There had to have been an overwhelming sense of vindication for Boudreau with this season’s ending. Manchester fired him following the 2004-05 season, after a 51-win campaign ended with a fourth straight first-round playoff elimination.

“It was almost a year ago to the day, June 13,” he said. “You think your world has ended and you think you’re no good at anything anymore.

“And then a year later, you couldn’t be happier you got fired.”

Boudreau landed in Hershey, then plucked Woods, who must certainly have an AHL head-coaching future, from the Sea Wolves before Hurricane Katrina battered them into at least a two-year hiatus. (Woods’ replacement, Steffon Walby, had 47 points on that 1997 Hershey Bears team too, by the way.)

Woods talked Friday about the similarities between the Sea Wolves’ championship team and this one. Both were filled with good character guys who sweated and fought for each other.

Boudreau talked in more specifics. He’d talked about the formula when I visited him a couple years after he left for the AHL.

The first line should be high scoring. Remember Vashi Nedomansky with Cody Bowtell and Mikhail Kravets?

The second line can score and check. Folks who were there will never forget Kelly Hurd undressing two Richmond defenders for the goal that sparked the Kelly Cup comeback, with Kevin Hilton and Chris Schmidt playing alongside.

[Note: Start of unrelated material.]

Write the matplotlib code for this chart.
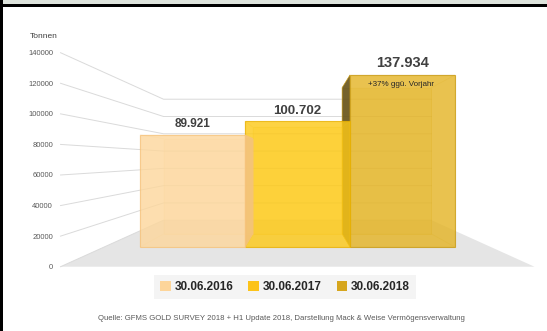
import matplotlib
matplotlib.use("Agg")
import matplotlib.pyplot as plt
from matplotlib.patches import Polygon, Rectangle, Patch

# Daten (Tonnen)
dates = ["30.06.2016", "30.06.2017", "30.06.2018"]
tonnes = [89921, 100702, 137934]
y_ticks = [0, 20000, 40000, 60000, 80000, 100000, 120000, 140000]
y_label = "Tonnen"
source = "Quelle: GFMS GOLD SURVEY 2018 + H1 Update 2018, Darstellung Mack & Weise Vermögensverwaltung"

front_colors = ["#fdd79c", "#fdc917", "#e4b425"]
edge_colors = ["#f6c27a", "#e8b000", "#c99a10"]
side_colors = ["#f3c27c", "#e6b200", "#5f4b12"]
legend_colors = ["#fdd59a", "#fcc31a", "#d6a61e"]

plt.rcParams["font.family"] = ["Liberation Sans", "DejaVu Sans"]

fig = plt.figure(figsize=(5.47, 3.31), dpi=100)
fig.patch.set_facecolor("white")

# Achse = vordere Ebene der Säulen (x = Kategorie, y = Tonnen)
ax = fig.add_axes([0, 0, 1, 1])
ax.set_xlim(-192.5 / 105, 354.5 / 105)
ax.set_ylim(-84 / 0.001247, 247 / 0.001247)
ax.set_axis_off()

# Pseudo-3D: Fluchtpunkt und Tiefenfaktoren
VX, VY = 1.0, 70000
K_NEAR, K_BACK, K_WALL = 1.2258, 0.85, 0.693
X_L, X_R = -0.841, 2.841


def proj(x, v, k):
    return VX + k * (x - VX), VY + k * (v - VY)


# Boden
floor = [proj(X_L, 0, K_NEAR), proj(X_R, 0, K_NEAR),
         proj(X_R, 0, K_WALL), proj(X_L, 0, K_WALL)]
ax.add_patch(Polygon(floor, closed=True, facecolor="#e5e5e5", edgecolor="none", zorder=1))

# Gitterlinien (Seitenwand + Rückwand)
for v in y_ticks:
    pts = [proj(X_L, v, K_NEAR), proj(X_L, v, K_WALL), proj(X_R, v, K_WALL)]
    ax.plot([p[0] for p in pts], [p[1] for p in pts], color="#dadada", lw=0.7, zorder=2)

# Säulen als transparente Quader, von rechts nach links
for i in reversed(range(len(tonnes))):
    h = tonnes[i]
    x0, x1 = i - 0.5, i + 0.5
    front = [(x0, 0), (x1, 0), (x1, h), (x0, h)]
    back = [proj(x, v, K_BACK) for x, v in front]
    z = 3 + (len(tonnes) - i) * 3
    ax.add_patch(Polygon(back, closed=True, facecolor=front_colors[i], alpha=0.3,
                         edgecolor=edge_colors[i], lw=0.5, zorder=z))
    # Seitenflächen; nur die außerhalb der Front sichtbare dunkel
    for a, b in [(0, 1), (1, 2), (2, 3), (3, 0)]:
        face = [front[a], front[b], back[b], back[a]]
        outside = (a == 3 and back[a][0] < front[a][0]) or (a == 1 and back[a][0] > front[a][0])
        ax.add_patch(Polygon(face, closed=True,
                             facecolor=side_colors[i] if outside else front_colors[i],
                             alpha=0.85 if outside else 0.12,
                             edgecolor=edge_colors[i], lw=0.5, zorder=z + 1))
    ax.bar(i, h, width=1.0, color=front_colors[i], alpha=0.78,
           edgecolor=edge_colors[i], linewidth=0.8, zorder=z + 2)

# Werte über den Säulen
label_sizes = [8.5, 9.5, 10.5]
for i, h in enumerate(tonnes):
    ax.annotate(f"{h:,}".replace(",", "."), xy=(i, h), xytext=(0, 3.5), textcoords="offset points",
                ha="center", va="bottom", fontsize=label_sizes[i], fontweight="bold",
                color="#404040", zorder=20)

growth = round((tonnes[2] / tonnes[1] - 1) * 100)
ax.annotate(f"+{growth}% ggü. Vorjahr", xy=(2, tonnes[2]), xytext=(-1, -6.5),
            textcoords="offset points", ha="center", va="center", fontsize=5.8,
            color="#262626", zorder=20)

# y-Achse in der vorderen Ebene
fig.canvas.draw()
p0 = fig.transFigure.inverted().transform(ax.transData.transform(proj(X_L, y_ticks[0], K_NEAR)))
p1 = fig.transFigure.inverted().transform(ax.transData.transform(proj(X_L, y_ticks[-1], K_NEAR)))
ax_y = fig.add_axes([p0[0] - 0.001, p0[1], 0.001, p1[1] - p0[1]])
ax_y.set_ylim(y_ticks[0], y_ticks[-1])
ax_y.set_yticks(y_ticks)
ax_y.set_yticklabels([str(t) for t in y_ticks])
ax_y.set_xticks([])
ax_y.tick_params(axis="y", length=0, pad=5, labelsize=5.5, labelcolor="#595959")
for s in ax_y.spines.values():
    s.set_visible(False)
ax_y.patch.set_visible(False)

fig.text(30 / 547, 1 - 37 / 331, y_label, ha="left", va="center", fontsize=6, color="#404040")

# Legende
handles = [Patch(facecolor=c, edgecolor="none") for c in legend_colors]
leg = fig.legend(handles, dates, loc="center", bbox_to_anchor=(285 / 547, 1 - 287 / 331), ncol=3,
                 frameon=True, facecolor="#f2f2f2", edgecolor="none", fancybox=False,
                 handlelength=0.9, handleheight=0.9, handletextpad=0.3, columnspacing=1.3,
                 borderpad=0.5, prop={"weight": "bold", "size": 8.5})
for t in leg.get_texts():
    t.set_color("#262626")

fig.text(281.5 / 547, 1 - 318 / 331, source, ha="center", va="center", fontsize=5.6, color="#595959")

# Rahmen oben / links
fig.add_artist(Rectangle((0, 1 - 4 / 331), 1, 4 / 331, transform=fig.transFigure,
                         facecolor="#dde3dc", edgecolor="none"))
fig.add_artist(Rectangle((0, 1 - 7 / 331), 1, 3 / 331, transform=fig.transFigure,
                         facecolor="black", edgecolor="none"))
fig.add_artist(Rectangle((0, 0), 3 / 547, 1, transform=fig.transFigure,
                         facecolor="black", edgecolor="none"))

fig.savefig("out.png", dpi=100)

Boudreau’s third line is a checking line, and he said he had the best in the league both years. Here, it was the Mark Rupnow-John Kosobud-Brad Essex combination.

There was a mix of offensive defensemen (Sean Blanchard, Bob Woods) and stay-at-home guys (Karl Infanger, Patrick Rochon).

It also didn’t hurt that both teams’ goaltenders were named playoffs MVP. Frederic Cassivi was this year’s Travis Scott.

“You don’t have to have absolutely the best players, but the formula really works,” Boudreau said. “If you can bottle up that formula, the combination of players and goaltending, I think you can win a lot of championships.”

Or, you could just hire Bruce Boudreau and Bob Woods. They’re two-for-two together, you know.